EM: In the Ted Genoways era of VQR, the journal implemented a wonderful series of multimedia documentary poetry projects by Kwame Dawes, Natasha Tretheway, and Susan Somers-Willett, under the InVerse moniker. When I first saw these projects, I thought they were the best thing ever, and I wanted to do one. I started writing off of documentary photographs years ago. I began with the work of Mary Ellen Mark, Bruce Davidson, Danny Lyon, and Diane Arbus, back in the early 2000's, but in 2009 I started to get really into documentary photos of both liminal and abandoned spaces. I was writing from work by Joshua Lutz, Alec Soth, and eventually, pictures of empty retail spaces by Brian Ulrich, and photos of Detroit's abandoned (and sometimes repurposed) buildings by James Griffioen. I knew Ted, because I used to work as a poetry reader for VQR, and I was still commuting to Charlottesville sometimes to work on a graduate degree in Religious Studies, so I went to see Ted and asked him if he had plans for more InVerse projects. It turned out he had one on Detroit in the hopper, so he asked me if I wanted to head there in the summer of 2010 with a radio journalist and one of the VQR interns to write a series of documentary poems on the city, based on the Andrew L. Moore's "Dissembling Detroit" photos (which were later replaced with Ryan Spencer Reed's haunting photos.

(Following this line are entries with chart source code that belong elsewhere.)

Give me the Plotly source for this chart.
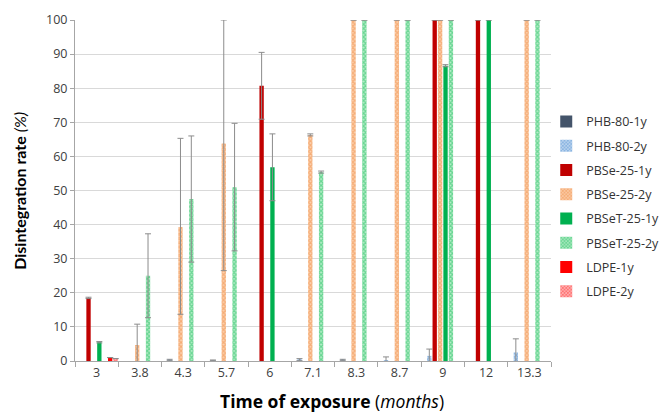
import plotly.graph_objects as go

categories = ["3", "3.8", "4.3", "5.7", "6", "7.1", "8.3", "8.7", "9", "12", "13.3"]

series_names = ["PHB-80-1y", "PHB-80-2y", "PBSe-25-1y", "PBSe-25-2y",
                "PBSeT-25-1y", "PBSeT-25-2y", "LDPE-1y", "LDPE-2y"]

phb_1y = [None] * 11
phb_1y_err = [0] * 11
phb_2y = [None, None, 0.3, 0.2, None, 0.4, 0.3, 0.1, 1.5, None, 2.5]
phb_2y_err = [0, 0, 0.2, 0.1, 0, 0.3, 0.2, 1.1, 2.0, 0, 4.0]
pbse_1y = [18.5, None, None, None, 80.7, None, None, None, 100, 100, None]
pbse_1y_err = [0.2, 0, 0, 0, 9.8, 0, 0, 0, 0, 0, 0]
pbse_2y = [None, 4.7, 39.3, 63.8, None, 66.3, 100, 100, 100, None, 100]
pbse_2y_err_plus = [0, 6.1, 26.0, 36.2, 0, 0.3, 0, 0, 0, 0, 0]
pbse_2y_err_minus = [0, 6.1, 25.6, 37.3, 0, 0.3, 0, 0, 0, 0, 0]
pbset_1y = [5.5, None, None, None, 56.8, None, None, None, 86.6, 100, None]
pbset_1y_err = [0.2, 0, 0, 0, 9.8, 0, 0, 0, 0.3, 0, 0]
pbset_2y = [None, 25.0, 47.5, 51.0, None, 55.4, 100, 100, 100, None, 100]
pbset_2y_err = [0, 12.3, 18.5, 18.7, 0, 0.3, 0, 0, 0, 0, 0]
ldpe_1y = [1.0] + [None] * 10
ldpe_1y_err = [0] * 11
ldpe_2y = [0.7] + [None] * 10
ldpe_2y_err = [0] * 11

values = [phb_1y, phb_2y, pbse_1y, pbse_2y, pbset_1y, pbset_2y, ldpe_1y, ldpe_2y]
err_plus = [phb_1y_err, phb_2y_err, pbse_1y_err, pbse_2y_err_plus,
            pbset_1y_err, pbset_2y_err, ldpe_1y_err, ldpe_2y_err]
err_minus = [phb_1y_err, phb_2y_err, pbse_1y_err, pbse_2y_err_minus,
             pbset_1y_err, pbset_2y_err, ldpe_1y_err, ldpe_2y_err]
colors = ["#44546A", "#4A8CD0", "#C00000", "#F08A40",
          "#00B050", "#1EC060", "#FF0000", "#FF2020"]
tints = [None, "#C9DDF2", None, "#FBD0AE", None, "#B5ECC7", None, "#FFC4C4"]
hatched = [False, True, False, True, False, True, False, True]

FONT = "Open Sans"

fig = go.Figure()
for name, y, ep, em, c, t, h in zip(series_names, values, err_plus, err_minus,
                                    colors, tints, hatched):
    marker = dict(color=c, line=dict(width=0))
    if h:
        marker = dict(color=t, line=dict(width=0),
                      pattern=dict(shape="x", fgcolor=c, bgcolor=t,
                                   size=3, solidity=0.65, fillmode="overlay"))
    fig.add_trace(go.Bar(
        name=name, x=categories, y=y, marker=marker, legendgroup=name,
        error_y=dict(type="data", array=ep, arrayminus=em, symmetric=False,
                     color="#8C8C8C", thickness=1, width=3),
    ))

fig.update_layout(
    width=667, height=414,
    margin=dict(l=75, r=116, t=20, b=53, autoexpand=False),
    paper_bgcolor="white", plot_bgcolor="white",
    barmode="group", bargap=0.0, bargroupgap=0.2,
    font=dict(family=FONT, size=12, color="#404040"),
    showlegend=True,
    legend=dict(x=0.99, y=0.745, xanchor="left", yanchor="top",
                font=dict(family=FONT, size=12.5, color="#333333"),
                tracegroupgap=5, itemwidth=30, bgcolor="rgba(0,0,0,0)"),
    xaxis=dict(
        type="category", showgrid=False, showline=True, linecolor="#A6A6A6",
        ticks="outside", tickson="boundaries", ticklen=5, tickcolor="#A6A6A6",
        tickfont=dict(family=FONT, size=12.5, color="#404040"),
    ),
    yaxis=dict(
        range=[0, 100], dtick=10, showgrid=True, gridcolor="#D9D9D9",
        showline=True, linecolor="#A6A6A6", ticks="outside", ticklen=4,
        tickcolor="#A6A6A6", zeroline=False,
        tickfont=dict(family=FONT, size=12.5, color="#404040"),
    ),
    annotations=[
        dict(text="<b>Time of exposure</b> (<i>months</i>)", xref="paper", yref="paper",
             x=0.54, y=-0.117, xanchor="center", yanchor="middle", showarrow=False,
             font=dict(family=FONT, size=17.5, color="#000000")),
        dict(text="<b>Disintegration rate</b> <i>(%)</i>", xref="paper", yref="paper",
             x=-0.117, y=0.5, xanchor="center", yanchor="middle", showarrow=False,
             textangle=-90, font=dict(family="Lato", size=16, color="#000000")),
    ],
)

fig.write_html("out.html", config={"displayModeBar": False},
               post_script="document.body.style.margin='0';document.body.style.padding='0';")
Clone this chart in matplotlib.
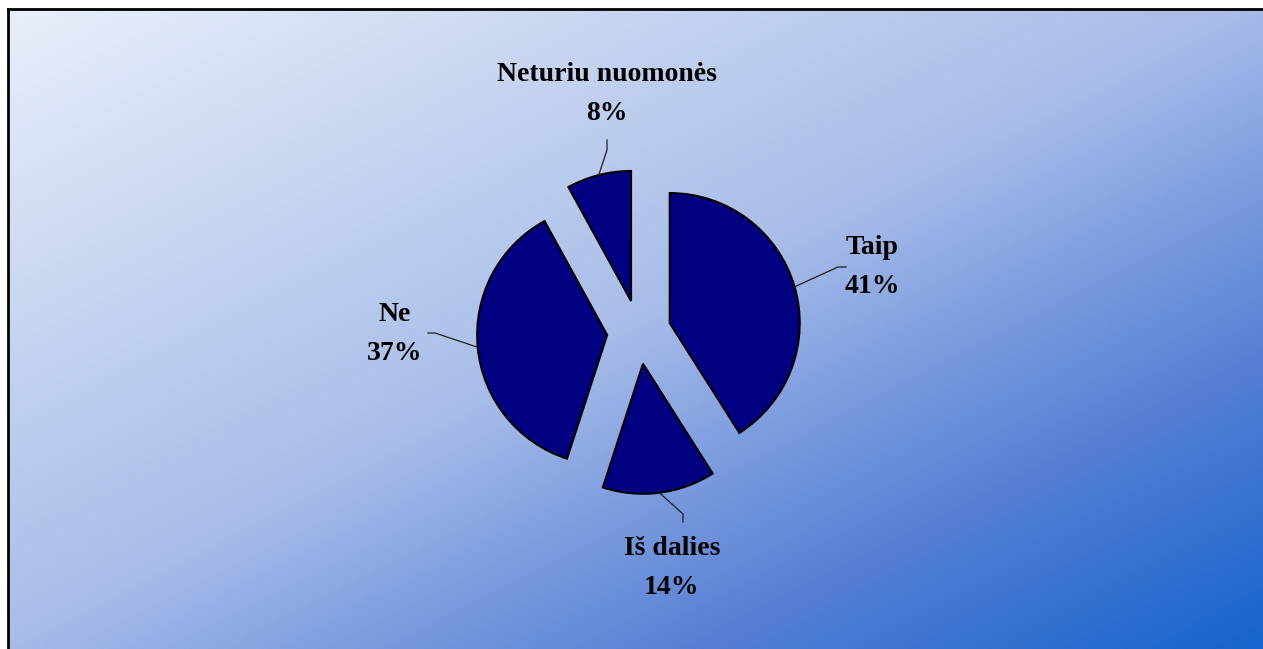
import numpy as np
import matplotlib.pyplot as plt
from matplotlib.colors import LinearSegmentedColormap

# Data
categorias = ['Taip', 'Iš dalies', 'Ne', 'Neturiu nuomonės']
valores = [41, 14, 37, 8]

# Layout (pixel units, y measured from the top)
W, H = 1263, 649
centro = (639, 332)
radio = 130
explosion = 32
etiquetas_xy = [(872, 267), (672, 568), (395, 334), (607, 94)]
lineas_fin = [[(838, 267), (846, 267)], [(683, 514), (683, 522)],
              [(435, 333), (428, 333)], [(607, 150), (607, 140)]]

fig = plt.figure(figsize=(W / 100, H / 100), dpi=100)
ax = fig.add_axes([0, 0, 1, 1])

# Fondo degradado
cmap = LinearSegmentedColormap.from_list('fondo', [
    (0.0, (232/255, 240/255, 250/255)),
    (0.5, (168/255, 188/255, 232/255)),
    (0.62, (130/255, 160/255, 225/255)),
    (0.78, (85/255, 127/255, 212/255)),
    (1.0, (22/255, 100/255, 205/255))])
xx, yy = np.meshgrid(np.linspace(8, W, 400), np.linspace(9, H, 200))
t = (xx / W + yy / H) / 2
ax.imshow(t, cmap=cmap, extent=(8, W, 0, H - 9), origin='upper',
          aspect='auto', zorder=0, vmin=0, vmax=1)
ax.plot([8, 8], [0, H - 9], color='black', lw=2, zorder=1)
ax.plot([8, W], [H - 9, H - 9], color='black', lw=2, zorder=1)

cx, cy = centro[0], H - centro[1]
wedges, _ = ax.pie(valores, center=(cx, cy), radius=radio,
                   explode=[explosion] * len(valores), startangle=90,
                   counterclock=False, frame=True,
                   wedgeprops=dict(facecolor='#000080', edgecolor='black',
                                   linewidth=1.5))
ax.set_xlim(0, W)
ax.set_ylim(0, H)
ax.set_aspect('equal')
ax.axis('off')

for w, cat, val, pos, fin in zip(wedges, categorias, valores,
                                 etiquetas_xy, lineas_fin):
    ang = np.deg2rad((w.theta1 + w.theta2) / 2)
    wx, wy = w.center
    x0 = wx + radio * np.cos(ang)
    y0 = wy + radio * np.sin(ang)
    xs = [x0] + [p[0] for p in fin]
    ys = [y0] + [H - p[1] for p in fin]
    ax.plot(xs, ys, color='#202020', lw=0.9, zorder=3)
    ax.text(pos[0], H - pos[1], '%s\n%d%%' % (cat, val), ha='center',
            va='center', fontsize=20, fontweight='bold',
            family='Liberation Serif', linespacing=1.72, zorder=4)

plt.savefig('out.png', dpi=100)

The project, in its entirety, is up here at VQR, and includes poems written directly from interviews I did with Detroit residents (teachers, auto workers, urban explorers, academics, students, filmmakers, union reps, etc.): http://www.vqronline.org/articles/2011/spring/meitner-detroit/
These poems became the centerpiece for my next book (due out from BOA Editions in 2014), called Copia, which has to do with consumption and desire in various forms. How do our acts of consumption-of consuming love, products, or even news or advice-affect change in places beyond our reach or field of vision? The buildings of Detroit felt like metaphors for many things to me, including my body, the American Dream, and our collective responsibility toward each other-all things that seemed to be, at the time I wrote the poems, crumbling or failing in different ways.